Divorce is a difficult experience for everyone but it can be especially traumatic for the children involved. They can experience emotions such as fear, anger, worry, guilt, and sadness and may find it hard to recognise and express them.
Children need to express their feelings in order to deal with them in a healthy way. However, they may not have the verbal skills to talk their problems through. For this reason, it can really help to find alternative ways for your children to communicate their feelings with you. Below are a few suggestions you might like to try:
Create a family scrapbook
Making a family scrapbook can really help children piece together who and what is important in their lives. Include pictures of their new room, favourite things, new home(s) and new family life. You can make a scrapbook for life with mum and dad separately.
Children often find pictures an easier way to communicate than the written or spoken word. Children’s books are full of pictures and they may have experience of drawing and painting through school or nursery. You could sit down together and:
- Draw a picture of what your new family might look like
- If you could wish for anything what would it be? Make a picture of it.
- What does a divorce look like? Can you draw it?
- What does a happy/sad face look like? Can you draw your own face?

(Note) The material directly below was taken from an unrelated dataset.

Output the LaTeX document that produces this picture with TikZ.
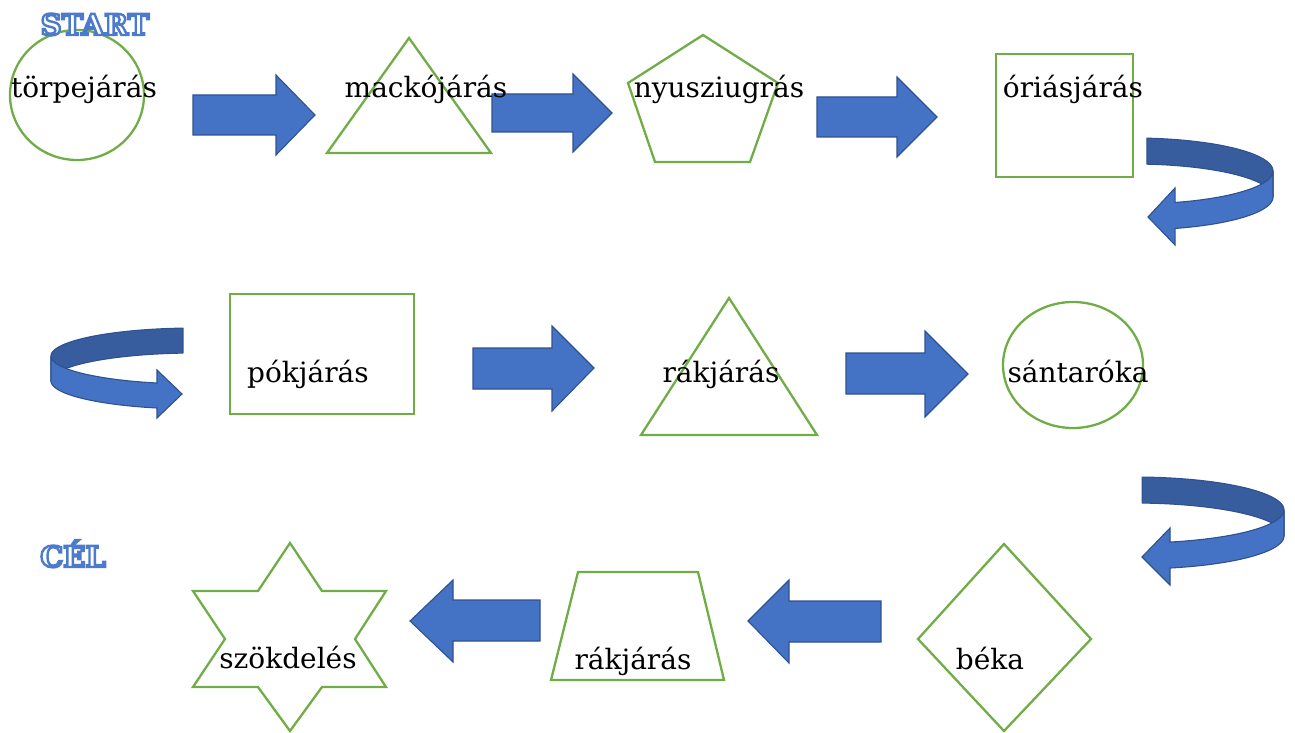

Encourage your children to draw anything they like and don’t get concerned about the artistic quality of what comes out. It may be that younger children want to scribble furiously with a crayon and this might release feelings of frustration for them.
Make a comic
Older children might enjoy making a comic together with you. You could help them to draw their family and make up a story together based on what is happening in your lives. Keep it simple and encourage them to let their ideas flow
Write a letter
Older children with more developed writing skills might want to write a letter to either or both of their parents. Encourage them to write all their feelings down and be completely honest, and reassure them that they don’t have to send the letter if they don’t want to. Respect their confidentiality if they don’t want anyone to see it
Children learn and express themselves through play. Whereas adults may be used to talking about their feelings, children may only be able to truly feel comfortable in their own world of play. You can tap into this by using role-play. Create puppets out of paper bags with faces drawn on or use some of your children’s toys to act as ‘characters’. Whilst you are playing with your children you might find they feel less pressurised and are more willing to talk.
Cherished memories don’t always fit in an album so why not create a memory box to help your child remember how many wonderful things have happened in their lives. Fill it with things that remind them of who they are, letters from you and your ex-partner telling them how much you love them, and items that evoke happy times, special events and the people in their lives.
Make a family tree
Family history is an important part of our lives. By creating a family tree your children will not only discover their life story, but it could be an effective way of understanding how their lives are changing.
Books and cards to help you understand
Many high street bookshops offer a variety of sensitively written children’s books that deal with the difficult subject of divorce. Choose a book that looks appealing and easy to understand and read it together with your child. You don’t have to ask questions but talking about fictional characters could be a good way of getting a conversation started.
Bookshops and the Internet also offer a range of ‘Feeling Cards’ which show feelings in a child friendly picture form. If you or your children aren’t very confident with drawing, these can offer a visual way in to your child’s feelings and help them identify and share those feelings with you.
Spending time outdoors exercising gives you and your children the opportunity to let off steam and have some fun. Exercise is a great stress buster and can give children a legitimate outlet for feelings of anger and frustration.